## WORK INSTRUCTIONS:
Return the material exactly, first line through the line containing "import matplotlib.pyplot as plt", and nothing more. Pictures stay out.

## SOURCE DATA:
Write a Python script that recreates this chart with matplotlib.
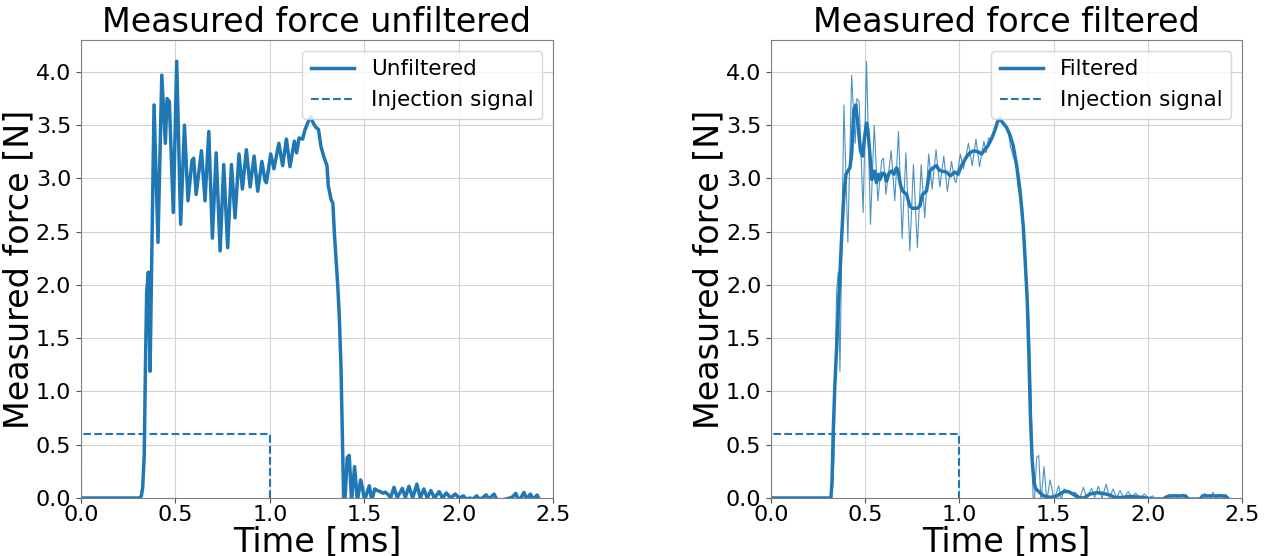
import numpy as np
import matplotlib
matplotlib.use("Agg")
import matplotlib.pyplot as plt

# Raw force measurement (time in ms, force in N)
t_raw = [0.0, 0.31, 0.32, 0.327, 0.335, 0.342, 0.348, 0.357, 0.366, 0.387,
         0.408, 0.428, 0.447, 0.456, 0.468, 0.489, 0.507, 0.528, 0.548, 0.567,
         0.588, 0.597, 0.61, 0.638, 0.657, 0.677, 0.696, 0.716, 0.737, 0.756,
         0.777, 0.797, 0.816, 0.837, 0.855, 0.876, 0.896, 0.917, 0.936, 0.958,
         0.975, 0.982, 1.005, 1.022, 1.048, 1.068, 1.088, 1.107, 1.13, 1.142,
         1.155, 1.174, 1.185, 1.205, 1.217, 1.23, 1.244, 1.258, 1.271, 1.287,
         1.303, 1.31, 1.325, 1.334, 1.342, 1.36, 1.368, 1.377, 1.384, 1.391,
         1.398, 1.41, 1.421, 1.433, 1.449, 1.464, 1.481, 1.49, 1.502, 1.527,
         1.54, 1.556, 1.57, 1.585, 1.6, 1.612, 1.625, 1.64, 1.658, 1.675,
         1.702, 1.718, 1.737, 1.757, 1.779, 1.797, 1.816, 1.834, 1.853, 1.872,
         1.897, 1.915, 1.935, 1.958, 1.982, 2.004, 2.026, 2.04, 2.06, 2.075,
         2.096, 2.11, 2.125, 2.146, 2.16, 2.188, 2.2, 2.22, 2.25, 2.27,
         2.285, 2.303, 2.315, 2.33, 2.346, 2.36, 2.38, 2.395, 2.416, 2.423]
f_raw = [0.0, 0.0, 0.02, 0.1, 0.4, 1.3, 1.93, 2.12, 1.19, 3.69,
         2.40, 3.97, 3.33, 3.75, 3.72, 2.68, 4.10, 2.57, 3.50, 2.79,
         3.17, 3.19, 2.85, 3.26, 2.79, 3.44, 2.44, 3.24, 2.32, 3.13,
         2.35, 3.13, 2.63, 3.23, 2.90, 3.27, 2.92, 3.21, 2.88, 3.16,
         2.98, 2.96, 3.23, 3.09, 3.33, 3.12, 3.37, 3.11, 3.35, 3.24,
         3.38, 3.37, 3.45, 3.54, 3.58, 3.52, 3.48, 3.46, 3.30, 3.20,
         3.12, 2.93, 2.80, 2.77, 2.49, 1.99, 1.71, 1.24, 0.61, 0.0,
         -0.03, 0.38, 0.40, -0.03, 0.295, -0.03, 0.17, 0.10, -0.02, 0.115,
         -0.02, 0.085, 0.07, 0.06, 0.045, 0.055, 0.035, 0.005, 0.10, 0.005,
         0.09, 0.005, 0.11, 0.0, 0.13, 0.0, 0.085, 0.0, 0.07, 0.0,
         0.06, 0.0, 0.047, 0.0, 0.037, 0.0, 0.02, -0.01, 0.0, -0.01,
         0.02, -0.01, 0.0, 0.03, -0.01, 0.037, -0.01, -0.02, -0.01, 0.0,
         0.01, 0.043, -0.01, 0.0, 0.053, -0.01, 0.037, -0.01, 0.028, 0.0]

# Low-pass filtered force
t_filt = [0.0, 0.318, 0.324, 0.33, 0.339, 0.348, 0.362, 0.375, 0.387, 0.398,
          0.419, 0.428, 0.44, 0.45, 0.463, 0.475, 0.486, 0.496, 0.507, 0.514,
          0.525, 0.535, 0.548, 0.56, 0.571, 0.578, 0.592, 0.604, 0.613, 0.627,
          0.64, 0.652, 0.666, 0.675, 0.687, 0.70, 0.72, 0.737, 0.751, 0.776,
          0.79, 0.804, 0.825, 0.843, 0.86, 0.878, 0.892, 0.904, 0.931, 0.952,
          0.975, 0.993, 1.011, 1.037, 1.055, 1.076, 1.10, 1.117, 1.135, 1.152,
          1.17, 1.188, 1.202, 1.215, 1.227, 1.25, 1.268, 1.285, 1.303, 1.321,
          1.339, 1.346, 1.36, 1.368, 1.377, 1.386, 1.395, 1.404, 1.421, 1.447,
          1.482, 1.518, 1.553, 1.579, 1.605, 1.632, 1.66, 1.693, 1.728, 1.763,
          1.798, 1.825, 1.868, 1.904, 1.956, 1.991, 2.02, 2.08, 2.096, 2.114,
          2.2, 2.215, 2.28, 2.29, 2.41, 2.423]
f_filt = [0.0, 0.0, 0.15, 0.6, 1.06, 1.39, 1.95, 2.45, 2.85, 3.04,
          3.10, 3.225, 3.65, 3.69, 3.475, 3.26, 3.21, 3.38, 3.52, 3.46,
          3.225, 2.99, 3.07, 2.96, 3.04, 2.99, 3.05, 3.04, 2.975, 3.05,
          3.07, 3.04, 3.10, 3.07, 2.94, 2.88, 2.85, 2.74, 2.72, 2.72,
          2.74, 2.85, 2.88, 3.07, 3.10, 3.12, 3.08, 3.07, 3.06, 3.025,
          3.06, 3.04, 3.12, 3.20, 3.24, 3.26, 3.25, 3.23, 3.27, 3.31,
          3.37, 3.45, 3.53, 3.56, 3.53, 3.48, 3.41, 3.31, 3.13, 2.90,
          2.55, 2.33, 1.86, 1.39, 0.77, 0.36, 0.16, 0.09, 0.06, 0.02,
          0.006, 0.02, 0.06, 0.06, 0.034, 0.005, 0.0, 0.037, 0.05, 0.043,
          0.028, 0.005, 0.005, 0.015, 0.008, 0.0, -0.01, -0.01, 0.005, 0.02,
          0.02, -0.01, -0.01, 0.02, 0.02, 0.0]

# Injection command signal
t_inj = [0.0, 0.0, 1.0, 1.0]
v_inj = [0.0, 0.6, 0.6, 0.0]

x_ticks = [0.0, 0.5, 1.0, 1.5, 2.0, 2.5]
y_ticks = [0.0, 0.5, 1.0, 1.5, 2.0, 2.5, 3.0, 3.5, 4.0]

blue = "#1f77b4"

fig = plt.figure(figsize=(12.71, 5.56), dpi=100)
ax1 = fig.add_axes([0.0637, 0.1043, 0.3714, 0.8238])
ax2 = fig.add_axes([0.6066, 0.1043, 0.3706, 0.8238])


def style(ax, title):
    ax.set_xlim(0, 2.5)
    ax.set_ylim(0, 4.3)
    ax.set_xticks(x_ticks)
    ax.set_yticks(y_ticks)
    ax.tick_params(labelsize=16, color="#555555")
    ax.tick_params(axis="x", pad=1.5)
    ax.grid(True, color="#d3d3d3", linewidth=0.8)
    ax.set_axisbelow(True)
    for sp in ax.spines.values():
        sp.set_color("#808080")
    ax.set_title(title, fontsize=24)
    ax.set_xlabel("Time [ms]", fontsize=24, labelpad=0)
    ax.set_ylabel("Measured force [N]", fontsize=24, labelpad=0)
    ax.legend(loc="upper right", fontsize=15.5)


ax1.plot(t_raw, f_raw, color=blue, linewidth=2.5, label="Unfiltered")
ax1.plot(t_inj, v_inj, color=blue, linewidth=1.5, linestyle="--",
         label="Injection signal")
style(ax1, "Measured force unfiltered")

ax2.plot(t_raw, f_raw, color=blue, linewidth=0.8, alpha=0.8)
ax2.plot(t_filt, f_filt, color=blue, linewidth=2.5, label="Filtered")
ax2.plot(t_inj, v_inj, color=blue, linewidth=1.5, linestyle="--",
         label="Injection signal")
style(ax2, "Measured force filtered")

fig.savefig("out.png", dpi=100)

## EXPECTED OUTPUT:
Write a Python script that recreates this chart with matplotlib.
import numpy as np
import matplotlib
matplotlib.use("Agg")
import matplotlib.pyplot as plt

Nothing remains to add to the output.